START DATA BLOCK

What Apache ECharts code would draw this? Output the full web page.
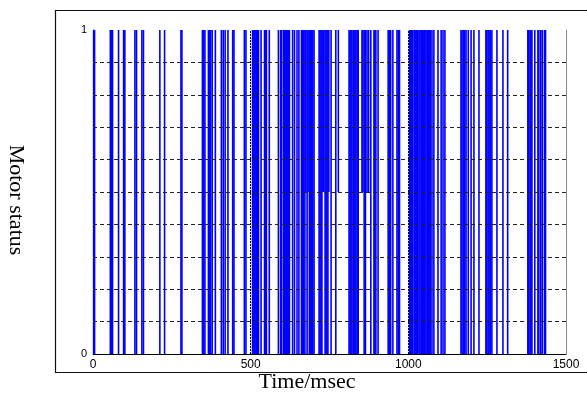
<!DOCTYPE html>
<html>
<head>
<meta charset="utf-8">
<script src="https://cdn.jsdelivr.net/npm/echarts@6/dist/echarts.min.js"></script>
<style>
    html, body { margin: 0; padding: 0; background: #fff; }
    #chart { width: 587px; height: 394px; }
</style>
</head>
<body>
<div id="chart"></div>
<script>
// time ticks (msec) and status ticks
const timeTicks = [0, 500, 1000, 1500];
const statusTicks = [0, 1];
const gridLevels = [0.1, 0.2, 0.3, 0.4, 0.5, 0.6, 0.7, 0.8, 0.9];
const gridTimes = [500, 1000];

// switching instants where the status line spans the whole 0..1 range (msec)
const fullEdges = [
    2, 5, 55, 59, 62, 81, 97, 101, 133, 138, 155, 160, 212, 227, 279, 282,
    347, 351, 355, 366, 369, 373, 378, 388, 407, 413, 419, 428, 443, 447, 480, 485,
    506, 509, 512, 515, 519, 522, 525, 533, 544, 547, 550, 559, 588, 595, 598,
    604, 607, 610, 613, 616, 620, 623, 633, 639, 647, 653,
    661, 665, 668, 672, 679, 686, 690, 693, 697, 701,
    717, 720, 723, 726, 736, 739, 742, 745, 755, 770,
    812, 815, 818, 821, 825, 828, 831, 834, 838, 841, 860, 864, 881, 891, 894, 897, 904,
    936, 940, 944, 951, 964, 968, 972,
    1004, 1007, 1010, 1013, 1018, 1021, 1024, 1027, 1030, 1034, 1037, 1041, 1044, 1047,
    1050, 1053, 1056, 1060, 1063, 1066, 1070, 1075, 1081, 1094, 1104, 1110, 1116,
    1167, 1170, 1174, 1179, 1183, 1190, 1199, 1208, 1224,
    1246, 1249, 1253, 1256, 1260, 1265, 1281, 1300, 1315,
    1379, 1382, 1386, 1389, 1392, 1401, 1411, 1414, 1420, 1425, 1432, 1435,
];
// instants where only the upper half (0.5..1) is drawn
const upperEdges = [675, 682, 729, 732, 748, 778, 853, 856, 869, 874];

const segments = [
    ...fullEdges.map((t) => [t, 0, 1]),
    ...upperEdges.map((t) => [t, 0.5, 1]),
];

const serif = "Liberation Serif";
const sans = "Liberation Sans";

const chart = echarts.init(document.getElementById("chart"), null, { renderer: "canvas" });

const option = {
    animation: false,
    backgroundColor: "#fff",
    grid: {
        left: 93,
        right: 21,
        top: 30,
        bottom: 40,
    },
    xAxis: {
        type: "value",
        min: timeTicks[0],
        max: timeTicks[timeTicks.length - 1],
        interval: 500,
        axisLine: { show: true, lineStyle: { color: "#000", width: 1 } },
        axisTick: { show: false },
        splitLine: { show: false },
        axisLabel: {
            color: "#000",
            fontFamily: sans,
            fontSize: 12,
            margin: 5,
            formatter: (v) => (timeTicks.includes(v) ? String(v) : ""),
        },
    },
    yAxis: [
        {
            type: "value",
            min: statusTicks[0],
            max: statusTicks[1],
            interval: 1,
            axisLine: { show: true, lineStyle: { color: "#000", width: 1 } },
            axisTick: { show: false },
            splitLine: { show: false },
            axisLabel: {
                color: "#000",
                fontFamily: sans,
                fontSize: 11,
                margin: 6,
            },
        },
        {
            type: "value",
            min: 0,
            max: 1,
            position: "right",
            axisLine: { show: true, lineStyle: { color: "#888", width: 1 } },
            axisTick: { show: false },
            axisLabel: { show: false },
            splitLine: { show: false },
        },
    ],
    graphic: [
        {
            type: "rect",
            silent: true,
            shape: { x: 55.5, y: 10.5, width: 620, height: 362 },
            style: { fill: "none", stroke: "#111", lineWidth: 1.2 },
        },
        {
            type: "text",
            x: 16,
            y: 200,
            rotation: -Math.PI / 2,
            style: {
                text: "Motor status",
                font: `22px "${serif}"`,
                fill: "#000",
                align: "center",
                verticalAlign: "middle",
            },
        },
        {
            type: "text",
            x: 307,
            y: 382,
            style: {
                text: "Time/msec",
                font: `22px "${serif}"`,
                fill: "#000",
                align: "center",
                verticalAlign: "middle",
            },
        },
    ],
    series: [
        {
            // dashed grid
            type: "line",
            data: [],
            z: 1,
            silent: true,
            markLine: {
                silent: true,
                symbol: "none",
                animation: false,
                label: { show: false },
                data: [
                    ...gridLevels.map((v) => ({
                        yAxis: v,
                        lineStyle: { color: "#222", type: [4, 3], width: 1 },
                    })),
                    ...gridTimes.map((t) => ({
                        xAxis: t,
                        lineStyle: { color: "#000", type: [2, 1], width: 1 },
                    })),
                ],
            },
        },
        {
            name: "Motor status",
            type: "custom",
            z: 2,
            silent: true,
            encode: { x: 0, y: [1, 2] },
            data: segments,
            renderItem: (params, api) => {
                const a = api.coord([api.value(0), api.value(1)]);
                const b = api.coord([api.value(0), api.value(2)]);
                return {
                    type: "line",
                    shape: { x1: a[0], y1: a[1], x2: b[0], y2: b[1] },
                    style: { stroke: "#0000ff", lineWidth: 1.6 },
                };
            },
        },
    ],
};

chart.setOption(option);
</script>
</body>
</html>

END DATA BLOCK

§ AIM:
Output exactly the span of lines from the top of the listing through the line holding "const gridTimes = [500, 1000];", and leave every picture out.

§ SOLVED EXERCISE:
What Apache ECharts code would draw this? Output the full web page.
<!DOCTYPE html>
<html>
<head>
<meta charset="utf-8">
<script src="https://cdn.jsdelivr.net/npm/echarts@6/dist/echarts.min.js"></script>
<style>
    html, body { margin: 0; padding: 0; background: #fff; }
    #chart { width: 587px; height: 394px; }
</style>
</head>
<body>
<div id="chart"></div>
<script>
// time ticks (msec) and status ticks
const timeTicks = [0, 500, 1000, 1500];
const statusTicks = [0, 1];
const gridLevels = [0.1, 0.2, 0.3, 0.4, 0.5, 0.6, 0.7, 0.8, 0.9];
const gridTimes = [500, 1000];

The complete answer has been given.